# Feeding a new mum



## Helicopter (Aug 23, 2014)

My little mare presented me with a sweet baby before I had time to start worrying too much. How good was that.

Any tips on feeding the new mother?


----------



## chandab (Aug 23, 2014)

How tall is she? build? What has she been getting up til now?

Generally, a good mare/foal (or growth) feed along with good hay and/or pasture is recommended for lactating mares, but you don't want to switch her over too quickly from what she is used to.

And, you can post a "baby announcement" without pictures, even if you came to ask for feeding recommendations.


----------



##  (Aug 23, 2014)

When did baby arrive? And yes, PICTURES PLEASE!!!

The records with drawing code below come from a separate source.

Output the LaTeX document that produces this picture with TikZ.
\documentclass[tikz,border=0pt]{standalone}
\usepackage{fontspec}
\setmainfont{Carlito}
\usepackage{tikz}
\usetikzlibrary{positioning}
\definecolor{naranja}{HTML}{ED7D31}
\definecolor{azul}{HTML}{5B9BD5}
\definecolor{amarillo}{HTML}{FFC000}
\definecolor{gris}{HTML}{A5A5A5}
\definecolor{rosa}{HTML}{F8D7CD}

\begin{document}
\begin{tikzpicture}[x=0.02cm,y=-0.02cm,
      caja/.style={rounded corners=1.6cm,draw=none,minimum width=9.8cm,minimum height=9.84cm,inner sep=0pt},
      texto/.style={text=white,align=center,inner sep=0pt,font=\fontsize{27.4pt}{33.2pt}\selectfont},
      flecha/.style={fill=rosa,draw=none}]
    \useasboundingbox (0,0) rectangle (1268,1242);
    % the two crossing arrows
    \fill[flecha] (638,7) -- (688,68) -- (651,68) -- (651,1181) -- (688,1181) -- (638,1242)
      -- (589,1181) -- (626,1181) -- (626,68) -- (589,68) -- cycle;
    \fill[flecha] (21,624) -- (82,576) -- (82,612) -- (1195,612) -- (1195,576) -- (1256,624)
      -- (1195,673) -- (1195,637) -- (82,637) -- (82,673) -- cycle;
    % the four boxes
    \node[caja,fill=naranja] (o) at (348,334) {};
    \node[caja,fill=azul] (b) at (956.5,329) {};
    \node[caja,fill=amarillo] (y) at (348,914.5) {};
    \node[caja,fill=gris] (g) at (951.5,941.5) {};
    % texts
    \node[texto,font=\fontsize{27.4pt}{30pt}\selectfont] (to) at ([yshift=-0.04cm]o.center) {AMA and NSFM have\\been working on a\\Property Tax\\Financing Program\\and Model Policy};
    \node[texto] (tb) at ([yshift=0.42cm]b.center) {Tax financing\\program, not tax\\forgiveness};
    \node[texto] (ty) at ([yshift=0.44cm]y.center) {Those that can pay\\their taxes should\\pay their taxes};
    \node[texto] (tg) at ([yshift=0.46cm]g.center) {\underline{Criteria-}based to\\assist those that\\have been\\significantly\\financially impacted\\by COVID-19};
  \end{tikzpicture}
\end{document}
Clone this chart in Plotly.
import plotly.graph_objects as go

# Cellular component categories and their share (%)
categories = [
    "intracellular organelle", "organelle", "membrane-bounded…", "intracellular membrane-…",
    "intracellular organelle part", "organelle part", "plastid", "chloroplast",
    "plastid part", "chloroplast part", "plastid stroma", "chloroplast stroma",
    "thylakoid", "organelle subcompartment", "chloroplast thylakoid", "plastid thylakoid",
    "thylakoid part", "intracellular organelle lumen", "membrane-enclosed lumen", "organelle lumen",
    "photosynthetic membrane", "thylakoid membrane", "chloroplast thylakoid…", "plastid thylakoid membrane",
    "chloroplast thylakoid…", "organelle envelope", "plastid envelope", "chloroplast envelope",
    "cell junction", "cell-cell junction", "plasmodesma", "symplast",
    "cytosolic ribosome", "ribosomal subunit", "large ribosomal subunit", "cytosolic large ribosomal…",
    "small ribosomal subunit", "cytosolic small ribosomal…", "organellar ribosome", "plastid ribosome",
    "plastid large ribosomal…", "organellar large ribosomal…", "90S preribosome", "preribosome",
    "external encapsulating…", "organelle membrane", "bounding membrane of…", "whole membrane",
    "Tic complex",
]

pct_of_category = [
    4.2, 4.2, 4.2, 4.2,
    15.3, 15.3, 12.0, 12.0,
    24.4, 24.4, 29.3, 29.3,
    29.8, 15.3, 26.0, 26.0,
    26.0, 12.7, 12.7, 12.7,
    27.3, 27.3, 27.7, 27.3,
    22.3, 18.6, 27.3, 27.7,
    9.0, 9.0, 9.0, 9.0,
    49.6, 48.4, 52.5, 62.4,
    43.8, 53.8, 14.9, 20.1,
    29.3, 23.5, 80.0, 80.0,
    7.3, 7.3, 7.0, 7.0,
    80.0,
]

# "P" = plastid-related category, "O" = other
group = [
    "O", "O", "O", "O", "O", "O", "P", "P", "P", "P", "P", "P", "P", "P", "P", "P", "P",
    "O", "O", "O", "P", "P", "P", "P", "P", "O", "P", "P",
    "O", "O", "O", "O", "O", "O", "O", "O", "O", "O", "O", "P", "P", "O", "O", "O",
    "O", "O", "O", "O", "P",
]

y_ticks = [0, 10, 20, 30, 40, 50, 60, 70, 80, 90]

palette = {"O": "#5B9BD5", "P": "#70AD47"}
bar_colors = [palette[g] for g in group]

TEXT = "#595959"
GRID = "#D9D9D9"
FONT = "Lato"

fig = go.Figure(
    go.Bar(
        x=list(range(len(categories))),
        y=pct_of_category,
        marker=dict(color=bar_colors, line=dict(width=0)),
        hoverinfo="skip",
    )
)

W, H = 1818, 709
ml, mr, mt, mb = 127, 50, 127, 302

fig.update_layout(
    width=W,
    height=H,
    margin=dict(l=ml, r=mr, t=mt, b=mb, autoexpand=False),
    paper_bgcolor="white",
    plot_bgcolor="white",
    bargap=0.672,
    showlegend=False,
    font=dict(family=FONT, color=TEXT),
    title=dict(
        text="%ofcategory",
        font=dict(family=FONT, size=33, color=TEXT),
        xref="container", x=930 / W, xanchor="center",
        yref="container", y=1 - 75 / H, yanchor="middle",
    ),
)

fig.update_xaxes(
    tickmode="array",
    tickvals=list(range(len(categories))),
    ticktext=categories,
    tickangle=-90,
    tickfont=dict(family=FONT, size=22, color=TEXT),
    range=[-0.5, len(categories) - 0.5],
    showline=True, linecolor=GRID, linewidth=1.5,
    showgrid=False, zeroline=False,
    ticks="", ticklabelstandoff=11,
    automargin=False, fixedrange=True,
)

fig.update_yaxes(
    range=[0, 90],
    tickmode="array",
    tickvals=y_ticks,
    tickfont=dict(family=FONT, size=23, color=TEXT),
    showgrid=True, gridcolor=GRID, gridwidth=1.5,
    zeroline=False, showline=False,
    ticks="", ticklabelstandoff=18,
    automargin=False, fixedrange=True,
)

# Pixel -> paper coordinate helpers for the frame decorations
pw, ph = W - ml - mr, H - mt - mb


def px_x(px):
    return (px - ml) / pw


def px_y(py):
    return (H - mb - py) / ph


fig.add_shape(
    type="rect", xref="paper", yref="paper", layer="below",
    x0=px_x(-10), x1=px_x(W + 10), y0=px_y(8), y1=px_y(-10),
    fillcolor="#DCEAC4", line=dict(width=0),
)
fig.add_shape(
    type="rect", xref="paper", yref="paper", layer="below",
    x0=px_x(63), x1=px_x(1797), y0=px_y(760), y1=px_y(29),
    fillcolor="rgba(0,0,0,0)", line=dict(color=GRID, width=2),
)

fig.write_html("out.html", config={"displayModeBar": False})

Please let us know what she's been eating up to now, how old baby is, and a picture of her from the side right down at her level will give us an idea of her body type and how she's carrying her weight. Then, we could give some better "educated" help to you........_plus, we LOVE to see pictures of babies and mommas!!_


----------



## AnnaC (Aug 24, 2014)

Ooooo many congratulations!! Colt or filly??

Like the others have said, more general details please and, of course, pics if possible coz we all LOVE pictures!


----------



## Ryan Johnson (Aug 25, 2014)

Congratulations we love a new arrival


----------